As sure as eggs is eggs, there will be more cases before the commissioner and the Committee in the next few months, and I hope nobody will seek to undermine either of them. I pay tribute to both Kathryn Stone, the commissioner, and all of her team, who have worked tirelessly over these few weeks, despite some extreme bullying. That same source in The Daily Telegraph also said:
“Backroom talks between the parties over an MP appeals process have already begun”.
That is, I am afraid, completely untrue. There have been no approaches to the Opposition parties, to me as Chair of the Committee on Standards or to the Committee itself. It is untrue, and I hope that briefing will stop.
I hear talk of all sorts of proposals for how we should change the system, and I urge hon. Members to calm down a little. The past three weeks have been shameful for this House. We need a return to due process. The Committee will produce a report very soon, certainly before Christmas and hopefully even before Advent.
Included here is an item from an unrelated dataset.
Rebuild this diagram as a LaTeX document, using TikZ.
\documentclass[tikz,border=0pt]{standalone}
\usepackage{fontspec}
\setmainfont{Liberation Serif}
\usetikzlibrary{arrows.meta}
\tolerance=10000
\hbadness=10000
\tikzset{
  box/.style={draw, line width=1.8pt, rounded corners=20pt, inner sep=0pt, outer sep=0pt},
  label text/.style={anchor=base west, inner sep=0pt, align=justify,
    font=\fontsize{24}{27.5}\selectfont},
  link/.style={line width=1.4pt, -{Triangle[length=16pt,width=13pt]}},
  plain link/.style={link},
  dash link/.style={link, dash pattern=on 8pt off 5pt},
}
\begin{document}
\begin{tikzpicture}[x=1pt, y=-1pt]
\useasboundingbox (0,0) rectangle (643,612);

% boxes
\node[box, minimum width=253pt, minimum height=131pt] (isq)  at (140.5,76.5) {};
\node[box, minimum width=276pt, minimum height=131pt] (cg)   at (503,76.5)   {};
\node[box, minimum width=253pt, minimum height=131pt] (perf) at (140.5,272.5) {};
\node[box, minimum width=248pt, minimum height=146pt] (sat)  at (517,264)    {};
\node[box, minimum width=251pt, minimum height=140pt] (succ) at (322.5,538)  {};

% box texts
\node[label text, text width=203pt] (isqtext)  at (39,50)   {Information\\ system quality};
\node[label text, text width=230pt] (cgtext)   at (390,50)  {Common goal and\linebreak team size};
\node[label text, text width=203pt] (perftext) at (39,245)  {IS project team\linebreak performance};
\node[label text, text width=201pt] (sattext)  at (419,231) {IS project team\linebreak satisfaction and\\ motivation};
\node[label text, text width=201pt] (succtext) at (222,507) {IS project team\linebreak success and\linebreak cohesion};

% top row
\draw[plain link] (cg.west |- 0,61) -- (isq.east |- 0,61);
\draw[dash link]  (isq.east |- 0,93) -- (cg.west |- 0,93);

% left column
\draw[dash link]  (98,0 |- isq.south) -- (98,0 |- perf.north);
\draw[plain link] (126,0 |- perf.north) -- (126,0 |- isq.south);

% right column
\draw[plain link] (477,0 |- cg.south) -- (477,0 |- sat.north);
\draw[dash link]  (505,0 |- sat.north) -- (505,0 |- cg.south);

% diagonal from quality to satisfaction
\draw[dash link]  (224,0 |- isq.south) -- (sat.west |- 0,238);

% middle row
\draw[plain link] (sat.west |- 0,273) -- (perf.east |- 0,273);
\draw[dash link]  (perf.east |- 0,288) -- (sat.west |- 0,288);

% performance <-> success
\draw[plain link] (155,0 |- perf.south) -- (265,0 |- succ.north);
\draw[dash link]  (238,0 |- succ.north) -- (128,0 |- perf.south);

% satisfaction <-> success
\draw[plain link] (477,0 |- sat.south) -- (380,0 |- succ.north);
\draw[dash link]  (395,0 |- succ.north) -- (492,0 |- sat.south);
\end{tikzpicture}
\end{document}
All we have to do at Advent is wait a little.
Question put and agreed to.
Resolved,
That, notwithstanding the practice of this House relating to questions already decided in the same Session, this House:
(1) rescinds the resolution and order of 3 November 2021 relating to the Third Report of the Committee on Standards (HC 797) and the appointment of a new select committee;
(2) approves the Third Report of the Committee on Standards (HC 797); and
(3) notes that Mr Owen Paterson is no longer a Member of this House.